═══ Extracted information

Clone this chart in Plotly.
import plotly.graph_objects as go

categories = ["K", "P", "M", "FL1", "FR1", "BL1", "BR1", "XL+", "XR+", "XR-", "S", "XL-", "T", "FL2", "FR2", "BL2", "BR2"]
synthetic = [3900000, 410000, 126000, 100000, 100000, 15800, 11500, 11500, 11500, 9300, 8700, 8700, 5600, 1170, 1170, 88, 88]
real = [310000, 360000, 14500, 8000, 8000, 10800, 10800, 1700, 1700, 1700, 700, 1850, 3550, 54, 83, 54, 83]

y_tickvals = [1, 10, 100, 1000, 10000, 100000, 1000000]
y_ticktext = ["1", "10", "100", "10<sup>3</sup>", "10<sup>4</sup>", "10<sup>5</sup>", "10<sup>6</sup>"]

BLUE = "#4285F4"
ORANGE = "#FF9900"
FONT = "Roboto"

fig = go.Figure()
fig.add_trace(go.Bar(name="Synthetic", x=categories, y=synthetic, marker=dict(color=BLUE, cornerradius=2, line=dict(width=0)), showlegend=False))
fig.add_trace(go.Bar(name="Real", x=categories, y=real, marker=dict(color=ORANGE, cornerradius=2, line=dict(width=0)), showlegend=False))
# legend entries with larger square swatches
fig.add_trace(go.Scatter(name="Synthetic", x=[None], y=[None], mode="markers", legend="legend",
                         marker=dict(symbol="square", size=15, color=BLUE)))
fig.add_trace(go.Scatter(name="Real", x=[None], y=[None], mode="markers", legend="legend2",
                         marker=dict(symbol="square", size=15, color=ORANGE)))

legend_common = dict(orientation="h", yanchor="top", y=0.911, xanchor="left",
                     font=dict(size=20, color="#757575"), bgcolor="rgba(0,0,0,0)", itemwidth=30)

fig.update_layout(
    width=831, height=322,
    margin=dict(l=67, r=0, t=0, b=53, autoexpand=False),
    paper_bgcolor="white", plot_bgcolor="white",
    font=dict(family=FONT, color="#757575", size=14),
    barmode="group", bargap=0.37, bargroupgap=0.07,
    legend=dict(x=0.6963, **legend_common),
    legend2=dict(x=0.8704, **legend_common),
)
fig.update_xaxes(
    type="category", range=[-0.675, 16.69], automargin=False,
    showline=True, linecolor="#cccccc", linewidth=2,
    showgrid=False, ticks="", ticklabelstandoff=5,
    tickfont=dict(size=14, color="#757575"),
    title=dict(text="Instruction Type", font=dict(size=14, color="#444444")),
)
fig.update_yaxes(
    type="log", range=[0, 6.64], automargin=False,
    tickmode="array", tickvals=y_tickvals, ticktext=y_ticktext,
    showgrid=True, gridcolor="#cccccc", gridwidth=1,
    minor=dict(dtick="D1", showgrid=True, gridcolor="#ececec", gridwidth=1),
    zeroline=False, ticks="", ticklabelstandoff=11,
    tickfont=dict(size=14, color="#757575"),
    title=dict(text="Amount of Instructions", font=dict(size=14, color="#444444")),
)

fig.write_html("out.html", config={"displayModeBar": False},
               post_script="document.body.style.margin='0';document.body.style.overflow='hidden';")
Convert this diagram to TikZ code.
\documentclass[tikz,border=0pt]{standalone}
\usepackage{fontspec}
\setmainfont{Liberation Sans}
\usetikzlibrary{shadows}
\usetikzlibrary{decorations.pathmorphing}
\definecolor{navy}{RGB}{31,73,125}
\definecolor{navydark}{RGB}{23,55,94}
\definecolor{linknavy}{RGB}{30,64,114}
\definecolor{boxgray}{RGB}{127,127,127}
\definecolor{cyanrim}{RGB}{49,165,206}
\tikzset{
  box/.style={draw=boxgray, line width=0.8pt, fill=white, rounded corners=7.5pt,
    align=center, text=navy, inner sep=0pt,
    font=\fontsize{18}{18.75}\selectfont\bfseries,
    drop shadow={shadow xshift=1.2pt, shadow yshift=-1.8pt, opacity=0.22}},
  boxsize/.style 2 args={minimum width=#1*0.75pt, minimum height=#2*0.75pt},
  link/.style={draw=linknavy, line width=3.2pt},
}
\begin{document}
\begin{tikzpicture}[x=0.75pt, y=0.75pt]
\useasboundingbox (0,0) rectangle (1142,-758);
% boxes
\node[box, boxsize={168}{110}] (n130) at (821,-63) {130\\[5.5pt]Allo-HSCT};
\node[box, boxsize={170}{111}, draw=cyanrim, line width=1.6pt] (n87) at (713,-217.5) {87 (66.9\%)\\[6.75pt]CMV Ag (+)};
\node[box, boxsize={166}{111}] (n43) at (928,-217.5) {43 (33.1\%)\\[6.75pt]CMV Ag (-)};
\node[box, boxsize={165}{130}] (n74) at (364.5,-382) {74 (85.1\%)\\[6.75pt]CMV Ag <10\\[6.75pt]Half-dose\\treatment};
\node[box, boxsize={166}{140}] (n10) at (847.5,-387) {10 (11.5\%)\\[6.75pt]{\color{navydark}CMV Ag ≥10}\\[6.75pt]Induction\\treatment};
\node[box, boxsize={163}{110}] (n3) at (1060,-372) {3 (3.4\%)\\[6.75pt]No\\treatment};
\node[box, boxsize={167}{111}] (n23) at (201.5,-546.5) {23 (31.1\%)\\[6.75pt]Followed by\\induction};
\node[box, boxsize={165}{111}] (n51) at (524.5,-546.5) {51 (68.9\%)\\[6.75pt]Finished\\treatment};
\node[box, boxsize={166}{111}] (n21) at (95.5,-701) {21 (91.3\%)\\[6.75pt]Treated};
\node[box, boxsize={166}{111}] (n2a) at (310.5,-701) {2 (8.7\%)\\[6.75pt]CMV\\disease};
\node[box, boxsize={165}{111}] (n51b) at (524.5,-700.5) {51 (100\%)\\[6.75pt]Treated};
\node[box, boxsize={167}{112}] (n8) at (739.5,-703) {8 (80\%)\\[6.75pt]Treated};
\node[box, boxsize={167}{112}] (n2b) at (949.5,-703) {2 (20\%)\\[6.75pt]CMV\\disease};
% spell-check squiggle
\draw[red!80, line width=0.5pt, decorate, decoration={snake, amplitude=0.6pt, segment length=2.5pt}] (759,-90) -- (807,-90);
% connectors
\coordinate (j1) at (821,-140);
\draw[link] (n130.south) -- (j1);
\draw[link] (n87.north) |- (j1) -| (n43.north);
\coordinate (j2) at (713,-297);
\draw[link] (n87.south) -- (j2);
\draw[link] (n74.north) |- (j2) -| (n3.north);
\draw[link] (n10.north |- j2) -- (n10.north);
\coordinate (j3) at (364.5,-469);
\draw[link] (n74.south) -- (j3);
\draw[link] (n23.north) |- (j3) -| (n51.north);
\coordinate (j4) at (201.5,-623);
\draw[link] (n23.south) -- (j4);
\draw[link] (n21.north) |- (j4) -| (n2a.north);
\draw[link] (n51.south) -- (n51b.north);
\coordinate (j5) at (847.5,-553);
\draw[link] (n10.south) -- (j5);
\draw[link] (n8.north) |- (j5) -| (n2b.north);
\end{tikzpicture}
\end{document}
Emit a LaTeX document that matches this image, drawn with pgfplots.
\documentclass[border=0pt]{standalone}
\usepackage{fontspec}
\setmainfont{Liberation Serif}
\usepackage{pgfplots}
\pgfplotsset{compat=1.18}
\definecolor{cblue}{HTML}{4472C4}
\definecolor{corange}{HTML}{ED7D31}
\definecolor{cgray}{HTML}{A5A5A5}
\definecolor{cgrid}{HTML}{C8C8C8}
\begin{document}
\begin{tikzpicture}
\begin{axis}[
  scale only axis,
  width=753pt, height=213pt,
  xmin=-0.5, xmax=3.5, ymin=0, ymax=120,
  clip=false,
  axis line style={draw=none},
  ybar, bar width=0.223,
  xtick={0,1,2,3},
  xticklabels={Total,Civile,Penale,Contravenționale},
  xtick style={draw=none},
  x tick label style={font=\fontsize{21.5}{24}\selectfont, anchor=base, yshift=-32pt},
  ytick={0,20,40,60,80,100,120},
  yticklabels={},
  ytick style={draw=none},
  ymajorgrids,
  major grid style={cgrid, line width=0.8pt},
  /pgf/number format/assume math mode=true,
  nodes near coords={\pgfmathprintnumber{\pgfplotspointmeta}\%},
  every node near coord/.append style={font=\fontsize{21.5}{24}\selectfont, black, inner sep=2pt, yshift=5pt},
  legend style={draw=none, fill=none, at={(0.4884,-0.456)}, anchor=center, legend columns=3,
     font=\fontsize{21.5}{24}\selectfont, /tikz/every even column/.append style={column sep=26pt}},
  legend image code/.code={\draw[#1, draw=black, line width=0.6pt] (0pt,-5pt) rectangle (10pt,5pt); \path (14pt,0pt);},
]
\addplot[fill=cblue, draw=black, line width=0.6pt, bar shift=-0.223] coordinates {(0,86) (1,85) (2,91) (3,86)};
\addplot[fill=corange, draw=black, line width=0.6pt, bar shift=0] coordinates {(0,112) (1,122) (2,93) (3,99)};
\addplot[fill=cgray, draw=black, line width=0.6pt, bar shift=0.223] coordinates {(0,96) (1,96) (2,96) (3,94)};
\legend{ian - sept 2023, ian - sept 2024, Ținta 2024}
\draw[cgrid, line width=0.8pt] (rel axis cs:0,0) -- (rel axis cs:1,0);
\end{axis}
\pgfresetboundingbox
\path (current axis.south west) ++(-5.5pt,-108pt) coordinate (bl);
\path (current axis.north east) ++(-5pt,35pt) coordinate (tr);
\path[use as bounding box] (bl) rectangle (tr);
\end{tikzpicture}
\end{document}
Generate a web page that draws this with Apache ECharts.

══════

-- Written instruction --
Select from the material above each line in which the string "with" appears, and list those lines.

-- Correct response --
# legend entries with larger square swatches
Emit a LaTeX document that matches this image, drawn with pgfplots.
Generate a web page that draws this with Apache ECharts.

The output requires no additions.